Whereas V16 -O3 defaults to include IPO. Use the compiler flag to disable IPO. Note, there are two levels of IPO: single-file, and multi-file.
You may want to vary the IPO settings (none, single, multi) per object file.
Yes there is no difference between -j1 and -j8. As for the IPO, we experience the problem even in debug where we do not use the -O3 flag (we use the -O0 flag for debug). We suspect this might be related to licensing, we have two machines that build on OS X and we have two floating licenses for the OS X Intel compiler. Unfortunately we do not have a node locked license for OS X to test this theory. One thing to note is that the correct number of icpc instances are being created when we start the compile, but they just do not seem to ever get any CPU time.
Enter "Flex" into the Powered by Google search near the top of this web page. There may be some useful information as to how to reduce the latency.

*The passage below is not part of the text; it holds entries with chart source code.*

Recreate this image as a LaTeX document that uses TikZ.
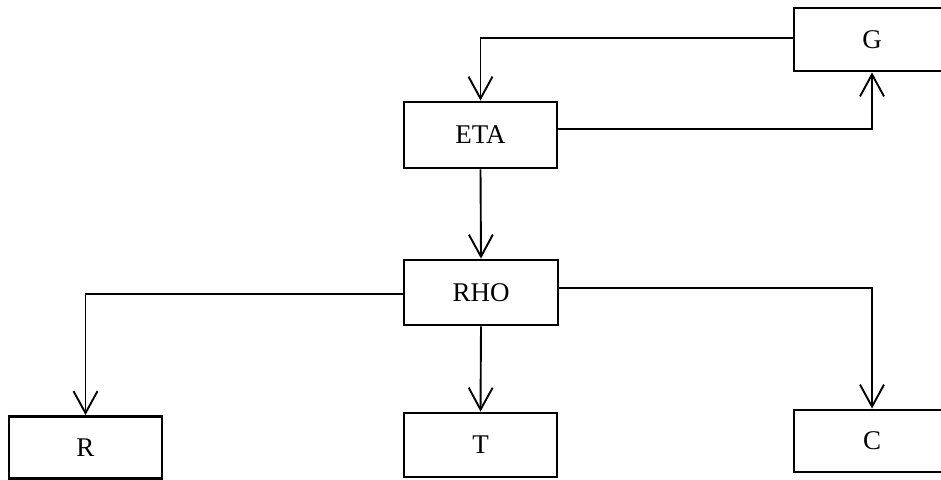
\documentclass[tikz,border=0pt]{standalone}
\usepackage{fontspec}
\setmainfont{Liberation Serif}
\usetikzlibrary{arrows.meta}
\begin{document}
\begin{tikzpicture}[x=1pt,y=-1pt,
  box/.style={draw=black,line width=2.8pt,minimum width=153pt,minimum height=64pt,inner sep=0pt,
    text depth=0pt,font=\fontsize{27}{31}\selectfont},
  conn/.style={line width=1.9pt,-{Straight Barb[length=22pt,width=24pt,line width=1.9pt]}}]
\useasboundingbox[fill=white] (0,0) rectangle (941,479);
\node[box] (G) at (872,39.5) [minimum width=156pt,minimum height=63pt] {G};
\node[box] (ETA) at (480.5,135) [minimum height=66pt] {ETA};
\node[box] (RHO) at (481,292.5) [minimum width=154pt,minimum height=65pt] {RHO};
\node[box] (R) at (85.5,447.5) [minimum height=62pt] {R};
\node[box] (T) at (480.5,445) {T};
\node[box] (C) at (872,441) [minimum width=156pt,minimum height=62pt] {C};
\draw[conn] ([yshift=1.5pt]G.west) -| (ETA.north);
\draw[conn] ([yshift=6pt]ETA.east) -| (G.south);
\draw[conn] (ETA.south) -- (RHO.north);
\draw[conn] ([yshift=-1.5pt]RHO.west) -| (R.north);
\draw[conn] (RHO.south) -- (T.north);
\draw[conn] ([yshift=4.5pt]RHO.east) -| (C.north);
\end{tikzpicture}
\end{document}
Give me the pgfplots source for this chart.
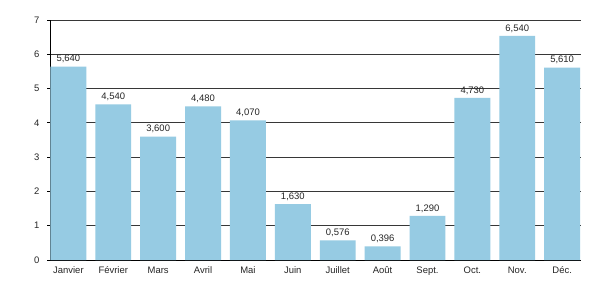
\documentclass[border=0pt]{standalone}
\usepackage{pgfplots}
\pgfplotsset{compat=1.18}
\usepackage{fontspec}
\setmainfont{Liberation Sans}
\definecolor{barblue}{RGB}{150,203,227}
\definecolor{gridgray}{RGB}{55,55,55}
\begin{document}
\begin{tikzpicture}
\useasboundingbox[fill=white] (-50bp,-40bp) rectangle (550bp,260bp);
\begin{axis}[
  at={(0,0)}, anchor=south west,
  scale only axis,
  width=531bp, height=240bp,
  xmin=-0.41, xmax=11.42,
  ymin=0, ymax=7,
  ytick={0,1,...,7},
  xtick={0,...,11},
  xticklabels={Janvier,Février,Mars,Avril,Mai,Juin,Juillet,Août,Sept.,Oct.,Nov.,Déc.},
  axis x line*=bottom,
  axis y line*=left,
  axis line style={black, line width=1pt},
  ymajorgrids,
  grid style={gridgray, line width=0.8pt},
  xtick style={draw=none},
  ytick style={black, line width=0.8pt},
  tick align=outside,
  major tick length=3bp,
  tick label style={font=\fontsize{9.5}{11}\selectfont, text=black!85},
  yticklabel style={xshift=-4bp},
  /pgf/number format/assume math mode=true,
  yticklabel style={/pgf/number format/fixed},
  ybar, bar width=0.8,
  bar shift=0pt,
  nodes near coords,
  nodes near coords style={font=\fontsize{9.5}{11}\selectfont, text=black!85,
    /pgf/number format/.cd, fixed, fixed zerofill, precision=3, use comma, assume math mode=true},
  clip=false,
]
\addplot[fill=barblue, draw=none] coordinates {
(0,5.640) (1,4.540) (2,3.600) (3,4.480) (4,4.070) (5,1.630)
(6,0.576) (7,0.396) (8,1.290) (9,4.730) (10,6.540) (11,5.610)};
\end{axis}
\end{tikzpicture}
\end{document}
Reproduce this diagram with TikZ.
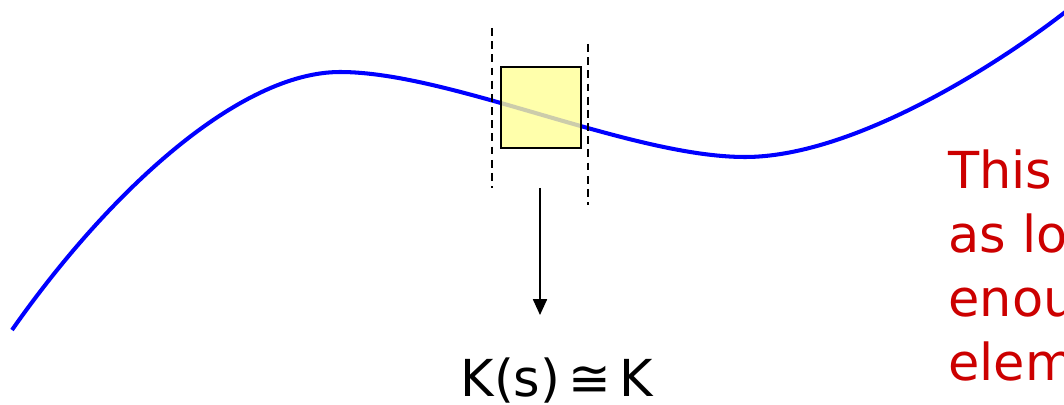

Thanks Jim, but I don't think it's latency since none of our other machines have this issue. It appears that only once instance of icpc is obtaining a license at a time, which doesn't match the behaviour of previous versions or that of icpc on Mac. We have created a small test to prove this. Below is result from a test in which we compare clang to icpc with the hostname in the license file and the icpc with the ip address in the license file( As suggested in the fortran forum https://software.intel.com/en-us/forums/intel-fortran-compiler-for-linux-and-mac-os-x/topic/532464)
Test project using "-j5" with 4 cores:
Clang: 9 seconds
With hostname in the USE_SERVER.lic file: 1.05 minutes
With Ip Address in the USE_SERVER.lic file: 45 seconds
These results are from a compile without any optimization flags. Clang is 4 times faster than icpc using an ip address in the license file. This is expected since it uses all the cores available and icpc is not. Another thing to note is we have builders on Windows and Linux OS's connecting to the same license server that do not experience these extreme slow downs.
are you using floating license?
please clean the license folder so it contains one valid license only.
one more question: how did you compile the source files? is it like this: icpc [-options] -c f1.cpp f2.cpp f3.cpp ..... fn.cpp?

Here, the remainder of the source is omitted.